Comparing OPTICS Implementations (2013)¶
Background¶
The OPTICS algorithm is a density based segmentation algorithm that orders objects into a hierarchical ordering. It has a number of useful properties, such working with convex/concave clusters, requiring few input parameters, and not requiring a priori knowledge of the number of clusters that are to be segmented. The output from OPTICS is strictly speaking just an ordering of points, but this ordering can be ‘scanned’ to produce output that is essentially identical to DBSCAN.
The OPTICS algorithm uses pairwise distances to order objects (usually points) by a variety of distance and density metrics. The handling of these pairwise distances are the primary bottleneck for both CPU and memory utilization.
Test Setup¶
The run time of OPTICS is heavily dependent on the underlying spatial structure of the dataset. Random generations of data from uniform distributions don’t give meaningful results; fractal geometry gives meaningful clusters, but is not representative of the type of data that we are usually segmenting. For these tests, I’ve used a ‘small’ real world data set; the results that are discussed generalize in a predictable manner.
The data set consists of a radial scan of 302867 LiDAR points. The scan is of grape vines in the central valley, so the objects that we are interested in segmenting are leaves. Most leaves are between 15 and 30 centimeters, so an epsilon of 70 cm is used to give confidence that we can extract outliers larger than 30 centimeters. Note that the units in the code below are given in millimeters, hence an epsilon value of 700. Because the scan is radial, the optimal MinPts parameter is different close to scanner compared to further away; a value of 5 is used to match the furthest clusters (the radial scan was clipped to a radius of 5 meters to somewhat alleviate the variable density).
Balltree OPTICS¶
My implementation of OPTICS uses a balltree for neighborhood lookups, and runs in three steps. The first step constructs the modified balltree, which is implemented with a processing queue to track algorithm progress.
The second step is to preprocess the neighborhood size using prep_optics, which calculates at what radius a point becomes an object, and also the number of points that are adjacent a give point at the input epsilon parameter. This step simplifies the logic of later loops, and also speeds the algorithm. Since the lookups don’t need to be done in any particular order, they could be implemented in parallel, further optimizing this step.
The final step is the actual OPTICS loop, which is also the most intensive; it is run by calling build_optics
At this point, the OPTICS ordering is done, although a final step will extract the DBSCAN equivalent labels for a given epsilon.
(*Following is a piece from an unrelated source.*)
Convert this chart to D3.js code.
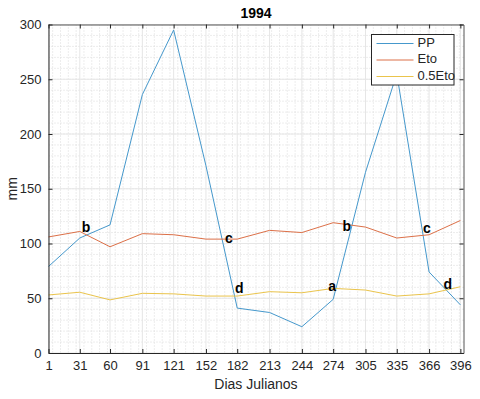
<!DOCTYPE html>
<html>
<head>
<meta charset="utf-8">
<script src="https://cdn.jsdelivr.net/npm/d3@7"></script>
<style>
  body { margin: 0; background: #fff; }
  text { font-family: "Liberation Sans", Arial, sans-serif; }
</style>
</head>
<body>
<svg id="mainsvg" width="480" height="399"></svg>
<script>
const dias = [1, 31, 60, 91, 121, 152, 182, 213, 244, 274, 305, 335, 366, 396];
const pp = [79, 105, 117, 236, 295, 171, 41, 37, 24, 49, 165, 255, 74, 44];
const eto = [106, 111, 97, 109, 108, 104, 104, 112, 110, 119, 115, 105, 108, 121];
const halfEto = [53, 55.5, 48.5, 54.5, 54, 52, 52, 56, 55, 59, 57.5, 52, 54, 60.5];
const yTicks = [0, 50, 100, 150, 200, 250, 300];
const notes = [
  {t: 'b', x: 37, y: 114}, {t: 'c', x: 174, y: 104}, {t: 'd', x: 184, y: 58.5},
  {t: 'a', x: 273, y: 60}, {t: 'b', x: 287, y: 115}, {t: 'c', x: 364, y: 113},
  {t: 'd', x: 384, y: 62}
];

const svg = d3.select('#mainsvg');
const margin = {left: 48.5, top: 24.5, right: 16.5, bottom: 46};
const width = +svg.attr('width') - margin.left - margin.right;
const height = +svg.attr('height') - margin.top - margin.bottom;
const g = svg.append('g').attr('transform', `translate(${margin.left}, ${margin.top})`);

const x = d3.scaleLinear().domain([1, 399]).range([0, width]);
const y = d3.scaleLinear().domain([0, 300]).range([height, 0]);

// minor grid
g.selectAll('.minx').data(d3.range(5, 399, 7.5)).join('line').attr('class', 'minx')
  .attr('x1', d => x(d)).attr('x2', d => x(d)).attr('y1', 0).attr('y2', height)
  .attr('stroke', '#dadada').attr('stroke-dasharray', '1,2');
g.selectAll('.miny').data(d3.range(10, 300, 10)).join('line').attr('class', 'miny')
  .attr('y1', d => y(d)).attr('y2', d => y(d)).attr('x1', 0).attr('x2', width)
  .attr('stroke', '#dadada').attr('stroke-dasharray', '1,2');
// major grid
g.selectAll('.majx').data(dias).join('line').attr('class', 'majx')
  .attr('x1', d => x(d)).attr('x2', d => x(d)).attr('y1', 0).attr('y2', height)
  .attr('stroke', '#e6e6e6');
g.selectAll('.majy').data(yTicks).join('line').attr('class', 'majy')
  .attr('y1', d => y(d)).attr('y2', d => y(d)).attr('x1', 0).attr('x2', width)
  .attr('stroke', '#e6e6e6');

const line = d3.line().x((d, i) => x(dias[i])).y(d => y(d));
const series = [
  {name: 'PP', values: pp, color: '#4598cc'},
  {name: 'Eto', values: eto, color: '#dc7048'},
  {name: '0.5Eto', values: halfEto, color: '#eac44c'}
];
g.selectAll('.serie').data(series).join('path').attr('class', 'serie')
  .attr('d', d => line(d.values)).attr('fill', 'none')
  .attr('stroke', d => d.color).attr('stroke-width', 1);

g.selectAll('.note').data(notes).join('text').attr('class', 'note')
  .attr('x', d => x(d.x)).attr('y', d => y(d.y))
  .attr('dominant-baseline', 'middle').attr('text-anchor', 'middle')
  .attr('font-size', 14).attr('font-weight', 'bold').attr('fill', '#000')
  .text(d => d.t);

// axes
const axisCol = '#262626';
const xAxis = g.append('g').attr('transform', `translate(0, ${height})`)
  .call(d3.axisBottom(x).tickValues(dias).tickSizeInner(-4).tickSizeOuter(0).tickPadding(8));
const xTop = g.append('g')
  .call(d3.axisTop(x).tickValues(dias).tickSizeInner(-4).tickSizeOuter(0).tickFormat(''));
const yAxis = g.append('g')
  .call(d3.axisLeft(y).tickValues(yTicks).tickSizeInner(-4).tickSizeOuter(0).tickPadding(7));
const yRight = g.append('g').attr('transform', `translate(${width}, 0)`)
  .call(d3.axisRight(y).tickValues(yTicks).tickSizeInner(-4).tickSizeOuter(0).tickFormat(''));
[xAxis, xTop, yAxis, yRight].forEach(a => {
  a.selectAll('path, line').attr('stroke', axisCol);
  a.selectAll('text').attr('fill', axisCol).attr('font-size', 13)
    .style('font-family', '"Liberation Sans", Arial, sans-serif');
});
xTop.select('path').attr('stroke', '#555');
yRight.select('path').attr('stroke', '#555');

svg.append('text').attr('x', margin.left + width / 2).attr('y', 389)
  .attr('text-anchor', 'middle').attr('font-size', 14).attr('fill', axisCol)
  .text('Dias Julianos');
svg.append('text').attr('transform', `translate(17, ${margin.top + height / 2}) rotate(-90)`)
  .attr('text-anchor', 'middle').attr('font-size', 14).attr('fill', axisCol)
  .text('mm');
svg.append('text').attr('x', margin.left + width / 2).attr('y', 18)
  .attr('text-anchor', 'middle').attr('font-size', 14).attr('font-weight', 'bold')
  .attr('fill', '#000').text('1994');

// legend
const lg = svg.append('g').attr('transform', 'translate(371.5, 34.5)');
lg.append('rect').attr('width', 82.5).attr('height', 50.5)
  .attr('fill', '#fff').attr('stroke', axisCol);
const row = lg.selectAll('.row').data(series).join('g').attr('class', 'row')
  .attr('transform', (d, i) => `translate(0, ${9 + i * 16.5})`);
row.append('line').attr('x1', 5).attr('x2', 42).attr('stroke', d => d.color);
row.append('text').attr('x', 46).attr('dominant-baseline', 'middle')
  .attr('font-size', 13).attr('fill', axisCol).text(d => d.name);
</script>
</body>
</html>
Summing the above gives a runtime of 831.588 seconds for the OPTICS ordering, with an additional 7.127 seconds for the extraction (total 838.715 seconds with extraction).
cdist OPTICS¶
The cdist OPTICS implementation conforms more to the scikit-learn API, and can be run in a single step:
With a runtime of 56474.643 seconds, the cdist OPTICS runs more than 67 times slower then the balltree OPTICS implementation. Memory usage for cdist OPTICS is 150MB (balltree OPTICS stays at 250MB).
Implications¶
The cdist implementation of OPTICS is basically invariant in runtime with respect to epsilon parameter value. Memory usage is O(n), but runtime is O(n^2). The balltree implementation is same with regard to memory [O(n)], but runs in O(n*log(n)) time for reasonable values of epsilon; as epsilon approaches infinity, the expected run time approaches O(n^2). The general runtime expectation for the balltree version of OPTICS is shown below.
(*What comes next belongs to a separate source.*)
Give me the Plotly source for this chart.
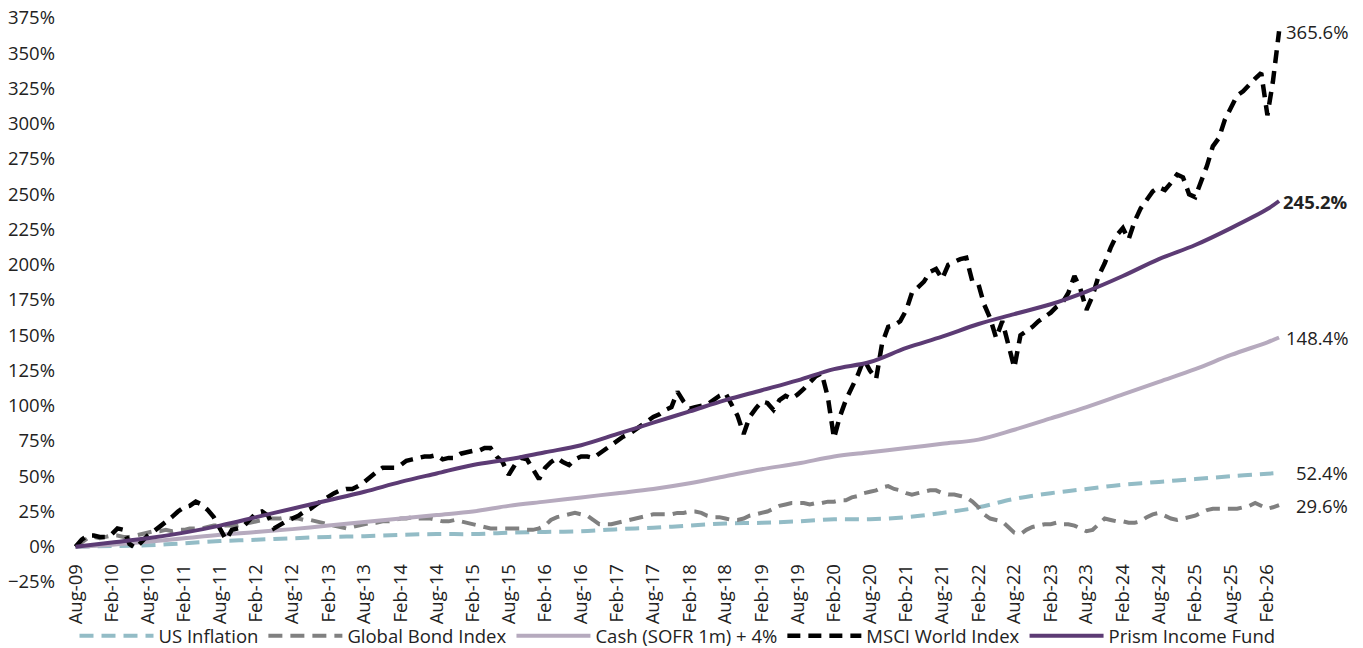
import pandas as pd
import plotly.graph_objects as go

# ---- data ----
months = pd.date_range("2009-08-01", periods=201, freq="MS")          # Aug-09 .. Apr-26
half_years = list(pd.date_range("2009-08-01", "2026-02-01", freq="6MS")) + [pd.Timestamp("2026-04-01")]

msci_world = [
    0, 5, 8, 8, 7, 7, 9, 13, 12, 2,
    -1, 4, 8, 11, 14, 18, 21, 25, 28, 29,
    32, 30, 26, 21, 13, 5, 12, 13, 15, 19,
    24, 25, 22, 13, 16, 18, 20, 22, 25, 27,
    30, 33, 36, 38, 40, 41, 41, 43, 46, 50,
    53, 56, 56, 56, 58, 61, 62, 63, 64, 64,
    65, 62, 63, 63, 66, 67, 68, 68, 70, 70,
    64, 60, 51, 58, 63, 62, 55, 48, 56, 60,
    63, 60, 58, 62, 64, 64, 63, 66, 69, 72,
    75, 78, 80, 83, 86, 89, 92, 94, 97, 99,
    110, 103, 98, 99, 100, 101, 104, 107, 109, 101,
    93, 80, 92, 98, 103, 102, 97, 104, 107, 105,
    108, 112, 116, 121, 123, 106, 77, 92, 104, 113,
    122, 133, 125, 119, 144, 156, 157, 160, 168, 180,
    184, 188, 195, 197, 190, 200, 202, 204, 205, 188,
    186, 172, 162, 148, 160, 145, 127, 150, 153, 156,
    160, 163, 166, 170, 173, 180, 192, 183, 168, 178,
    192, 201, 212, 221, 226, 218, 231, 240, 246, 252,
    255, 253, 258, 264, 262, 250, 248, 258, 270, 284,
    290, 303, 312, 320, 323, 328, 332, 336, 306, 330,
    365.6,
]

global_bond = [
    0, 3, 6, 7, 6, 7, 8, 8, 7, 7,
    8, 9, 10, 11, 11, 12, 11, 12, 12, 13,
    13, 13, 14, 15, 15, 15, 15, 15, 16, 17,
    18, 19, 20, 20, 20, 21, 20, 20, 19, 19,
    18, 17, 16, 15, 14, 13, 14, 15, 16, 17,
    17, 18, 18, 19, 20, 20, 21, 20, 20, 20,
    19, 18, 18, 19, 18, 17, 16, 15, 14, 13,
    13, 13, 13, 13, 13, 12, 12, 13, 15, 19,
    21, 22, 23, 24, 23, 22, 19, 16, 16, 16,
    17, 18, 19, 20, 21, 22, 23, 23, 23, 23,
    24, 24, 25, 25, 24, 22, 21, 21, 20, 19,
    19, 20, 22, 23, 24, 25, 27, 29, 30, 31,
    31, 31, 30, 31, 31, 32, 32, 33, 33, 35,
    36, 38, 39, 40, 42, 43, 41, 40, 38, 37,
    38, 39, 40, 40, 38, 37, 37, 36, 35, 32,
    28, 23, 20, 19, 18, 14, 10, 9, 12, 14,
    15, 16, 16, 17, 16, 16, 15, 13, 11, 12,
    16, 20, 19, 18, 18, 17, 17, 18, 21, 23,
    24, 22, 20, 19, 20, 21, 22, 24, 26, 27,
    27, 27, 27, 27, 28, 29, 31, 29, 27, 28,
    29.6,
]

prism_income = [0, 3, 6, 10, 15, 21, 27, 33, 39, 46, 52, 58, 62, 67, 72, 80, 88, 96, 104, 111,
                118, 126, 131, 141, 149, 158, 165, 172, 181, 192, 204, 214, 226, 239.5, 245.2]
cash_sofr = [0, 1.5, 3.5, 6, 8.5, 10.5, 12.5, 15, 17.5, 20, 22.5, 25, 29, 32, 35, 38, 41, 45, 50, 55,
             59, 64, 67, 70, 73, 76, 83, 91, 99, 108, 117, 126, 136, 145, 148.4]
us_inflation = [0, 0.5, 1, 2.5, 4, 5, 6, 7, 7.5, 8.5, 9, 9, 10, 10.5, 11, 12.5, 13.5, 15, 16.5, 17,
                18, 19.5, 19.5, 21, 24, 28, 34, 38, 41, 44, 46, 48, 50, 51.8, 52.4]

FONT = "Open Sans"
TXT = "#222222"
FS = 18.5

series = [
    ("US Inflation", half_years, us_inflation, dict(color="#93bcc6", width=4, dash="14px,8px", shape="spline"), False),
    ("Global Bond Index", months, global_bond, dict(color="#808080", width=4, dash="14px,8px"), False),
    ("Cash (SOFR 1m) + 4%", half_years, cash_sofr, dict(color="#b6aabe", width=4, shape="spline"), False),
    ("MSCI World Index", months, msci_world, dict(color="#000000", width=4.5, dash="13px,8px"), False),
    ("Prism Income Fund", half_years, prism_income, dict(color="#5c3b74", width=4, shape="spline"), True),
]

fig = go.Figure()
annotations = []
for name, xs, ys, line, bold in series:
    fig.add_trace(go.Scatter(x=xs, y=ys, name=name, mode="lines", line=line, hoverinfo="skip"))
    txt = f"{ys[-1]:.1f}%"
    if bold:
        txt = f"<b>{txt}</b>"
    annotations.append(dict(x=xs[-1], y=ys[-1], xref="x", yref="y", text=txt, showarrow=False,
                            xanchor="right", yanchor="middle", xshift=71,
                            font=dict(family=FONT, size=FS, color=TXT)))

fig.update_layout(
    width=1363, height=648,
    margin=dict(l=70, r=78, t=18, b=66, autoexpand=False),
    paper_bgcolor="white", plot_bgcolor="white",
    font=dict(family=FONT, size=FS, color=TXT),
    showlegend=True,
    legend=dict(orientation="h", x=0.5, xanchor="center", y=-0.096, yanchor="middle",
                font=dict(family=FONT, size=FS, color=TXT), itemwidth=74, bgcolor="rgba(0,0,0,0)"),
    annotations=annotations,
)
fig.update_xaxes(type="date", range=["2009-07-04", "2026-05-01"], tick0="2009-08-01", dtick="M6",
                 tickformat="%b-%y", tickangle=-90, showgrid=False, zeroline=False, showline=False,
                 ticks="outside", ticklen=9, tickcolor="rgba(0,0,0,0)",
                 anchor="free", position=25 / 400, automargin=False,
                 tickfont=dict(family=FONT, size=FS, color=TXT))
fig.update_yaxes(range=[-25, 375], tick0=0, dtick=25, ticksuffix="%", showgrid=False, zeroline=False,
                 showline=False, ticks="", automargin=False, ticklabeloverflow="allow",
                 tickfont=dict(family=FONT, size=FS, color=TXT), ticklabelstandoff=14)

fig.write_html("out.html", config={"displayModeBar": False},
               post_script="document.body.style.margin='0px';document.body.style.overflow='hidden';")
Basically, smaller query distance results in more objects, but they process faster due to having small list to sort, and having smaller numbers of points to calculate distances for. As dataset get larger, it may be appropriate to run small epsilon values and agglomerate to larger objects.
Increasing the number of points by expanding the scan radius would result in a linear or sublinear increase in processing time for balltree OPTICS; for cdist, the increase would be exponential (doubling density of points without expanding the range would cause balltree OPTICS to increase exponentially as well).
In summery, the order of magnitude difference in processing time is expected to widen with larger datasets, especially with datasets that are sparse.
Scikit-learn thoughts¶
There is currently a gap in scikits learn for handling large unlabeled data sets, as pointed out by Andy.
Processing data sets in the billions is only feasible in OPTICS by utilizing focal processing and spatial query trees. The balltree algorithm could be brought more in line with the scikit-learn API by constructing the balltree, running prep_optics, and building the ordering with the ‘fit’ method. The extraction to DBSCAN could be called using ‘predict’.
Since balltree implements 20 different distance metrics, extending OPTICS to take different distance metrics should simply be a matter of passing a construction flag.